Voronkov has said 70 per cent of Albatross’ components are Russian-made, while other parts such as the engine are from China. The drone manufacturer’s website advertises cameras, electronics and other equipment from European, US and Asian companies.


A Russian soldier launches an Albatross M5 drone in Ukraine © Albatros/YouTube


Iran’s drone programme has been growing steadily since the 1990s. Bendett, from the Center for Naval Analyses, said: “The Iranians already have a mature, proven technology. Iranian drones are in that sweet spot between those very expensive drones that can range very far and those smaller drones that don’t fly more than 100km.


It’s a fairly sophisticated enterprise.” Iran has supplied UAVs to proxies and partner countries since the early 2000s, both through direct weapons transfers and through the provision of UAV assembly kits. Venezuelan president Nicolás Maduro confirmed in 2012 that his government bought drone manufacturing technology, as well as infrastructure, from the Iranian regime.

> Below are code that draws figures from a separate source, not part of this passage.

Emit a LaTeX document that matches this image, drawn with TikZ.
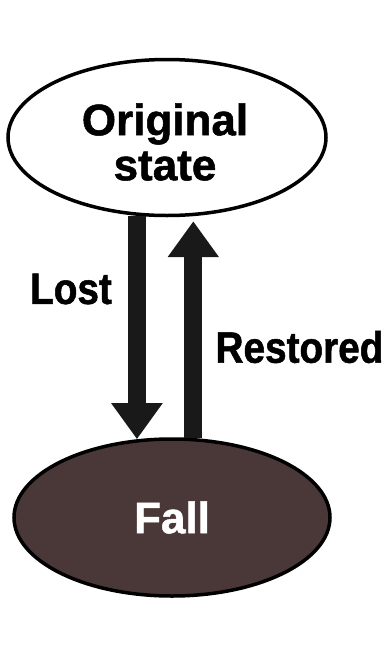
\documentclass[tikz,border=0pt]{standalone}
\usepackage{fontspec}
\setmainfont{Liberation Sans}[BoldFeatures={FakeBold=1.2}]
\newfontfamily\tagfont{Liberation Sans}[FakeStretch=0.88,
                                        BoldFeatures={FakeBold=1.2}]
\usetikzlibrary{shapes.geometric, arrows.meta, positioning}
\definecolor{fallfill}{RGB}{74,56,56}

\begin{document}
\begin{tikzpicture}[x=1pt, y=-1pt,
    state/.style={ellipse, draw=black, line width=3.5pt,
                  align=center, inner sep=0pt,
                  font=\fontsize{44}{45}\selectfont\bfseries},
    tag/.style={font=\fontsize{44}{45}\selectfont\tagfont\bfseries,
                inner sep=0pt},
    bigarrow/.style={-{Triangle[length=36pt,width=49pt]},
                     line width=18pt, color=black!90},
]
\useasboundingbox (0,0) rectangle (387,667);

% ==========================================================
% The two states
% ==========================================================
\node[state, fill=white, minimum width=318pt, minimum height=156pt]
    (orig) at (167,137.5) {};
\node[font=\fontsize{44}{45}\selectfont\bfseries, align=center,
      inner sep=0pt] (origtxt) at (165,142) {Original\\state};

\node[state, fill=fallfill, text=white,
      minimum width=316pt, minimum height=157pt]
    (fall) at (172,517.5) {Fall};

% -------- transitions -----------
\draw[bigarrow] (orig.249) -- (orig.249 |- fall.114);
\draw[bigarrow, shorten >=5pt] (fall.75.6) -- (fall.75.6 |- orig.-72);

\node[tag] (lost) at (71,289) {Lost};
\node[tag] (restored) at (299.5,347) {Restored};

\end{tikzpicture}
\end{document}
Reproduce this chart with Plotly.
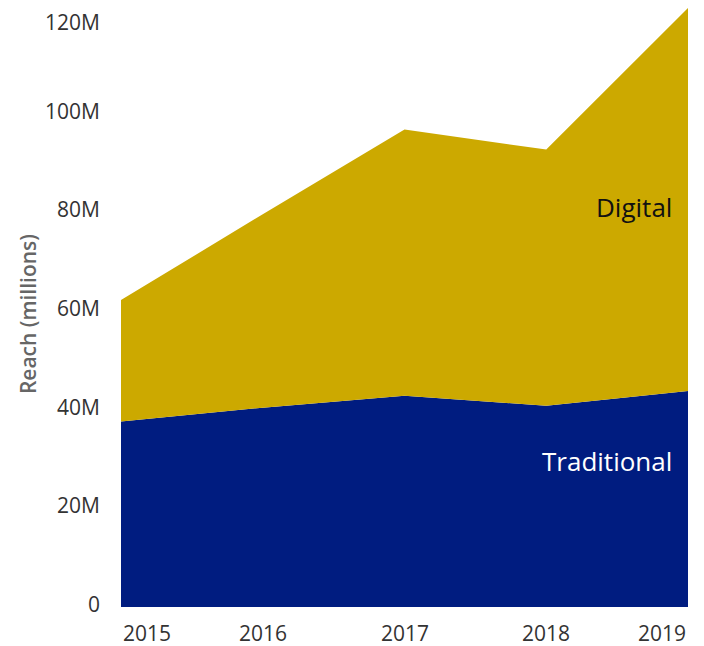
import plotly.graph_objects as go

years = [2015, 2016, 2017, 2018, 2019]
year_labels = ["2015", "2016", "2017", "2018", "2019"]
traditional = [37.6e6, 40.4e6, 42.8e6, 40.8e6, 43.8e6]
digital = [24.6e6, 39.2e6, 54.0e6, 51.9e6, 77.6e6]
y_ticks = [0, 20e6, 40e6, 60e6, 80e6, 100e6, 120e6]
y_tick_labels = ["0", "20M", "40M", "60M", "80M", "100M", "120M"]

GOLD = "#CCA900"
NAVY = "#001C80"
FONT = "Open Sans"
TICK_COLOR = "#333333"

fig = go.Figure()
fig.add_trace(go.Scatter(x=years, y=traditional, mode="lines", stackgroup="one",
                         line=dict(width=0), fillcolor=NAVY, name="Traditional",
                         hoverinfo="skip"))
fig.add_trace(go.Scatter(x=years, y=digital, mode="lines", stackgroup="one",
                         line=dict(width=0), fillcolor=GOLD, name="Digital",
                         hoverinfo="skip"))

# x tick labels (edge labels aligned inward)
anchors = ["left", "center", "center", "center", "right"]
for yr, lab, anc in zip(years, year_labels, anchors):
    fig.add_annotation(x=yr, y=0, xref="x", yref="paper", text=lab, showarrow=False,
                       xanchor=anc, yanchor="middle", yshift=-26,
                       font=dict(family=FONT, size=21, color=TICK_COLOR))

# y tick labels (top label kept inside the chart)
for v, lab in zip(y_ticks, y_tick_labels):
    shift = -7 if v == y_ticks[-1] else 3
    fig.add_annotation(x=0, y=v, xref="paper", yref="y", text=lab, showarrow=False,
                       xanchor="right", yanchor="middle", xshift=-19, yshift=shift,
                       font=dict(family=FONT, size=21, color=TICK_COLOR))

fig.add_annotation(x=0, y=0.489, xref="paper", yref="paper", text="Reach (millions)",
                   showarrow=False, textangle=-90, xanchor="center", yanchor="middle",
                   xshift=-93, font=dict(family=FONT, size=21, color="#666666", weight=600))

fig.add_annotation(x=2019, y=81e6, xref="x", yref="y", text="Digital", showarrow=False,
                   xanchor="right", yanchor="middle", xshift=-14,
                   font=dict(family=FONT, size=26, color="#111111"))
fig.add_annotation(x=2019, y=29.6e6, xref="x", yref="y", text="Traditional", showarrow=False,
                   xanchor="right", yanchor="middle", xshift=-14,
                   font=dict(family=FONT, size=26, color="#FFFFFF"))

fig.update_layout(
    width=696, height=638,
    margin=dict(l=113, r=16, t=0, b=39),
    paper_bgcolor="white", plot_bgcolor="white",
    showlegend=False,
    font=dict(family=FONT, size=21, color=TICK_COLOR),
    xaxis=dict(range=[2015, 2019], showticklabels=False, showgrid=False,
               zeroline=False, showline=False, ticks=""),
    yaxis=dict(range=[0, 121.4e6], showticklabels=False, showgrid=False,
               zeroline=False, showline=False, ticks=""),
)

fig.write_html("out.html")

One of those drones, the ANSU-100, was unveiled last year during a presidential parade in Venezuela — and is essentially a carbon copy of the Mohajer-2, an Iranian drone, apparently fitted with Venezuelan-sourced armaments. In 2022, Iran set up a drone manufacturing facility in Dushanbe, the capital city of nearby Tajikistan. This factory reportedly only manufactures the Ababil-2, a lightweight drone that has not yet been identified in Ukraine.


Iranian UAVs — including earlier versions of the Shahed drones — have been used by the Houthi rebels in Yemen and by the Ethiopian government against Tigrayan rebels in 2021.


Iran’s foreign ministry spokesperson, Nasser Kanaani, last month said the Islamic republic had not provided any sides at the war with weapons and called the allegations “politically motivated”. “Those who make these claims have not shown any evidence to prove their claims,” he said.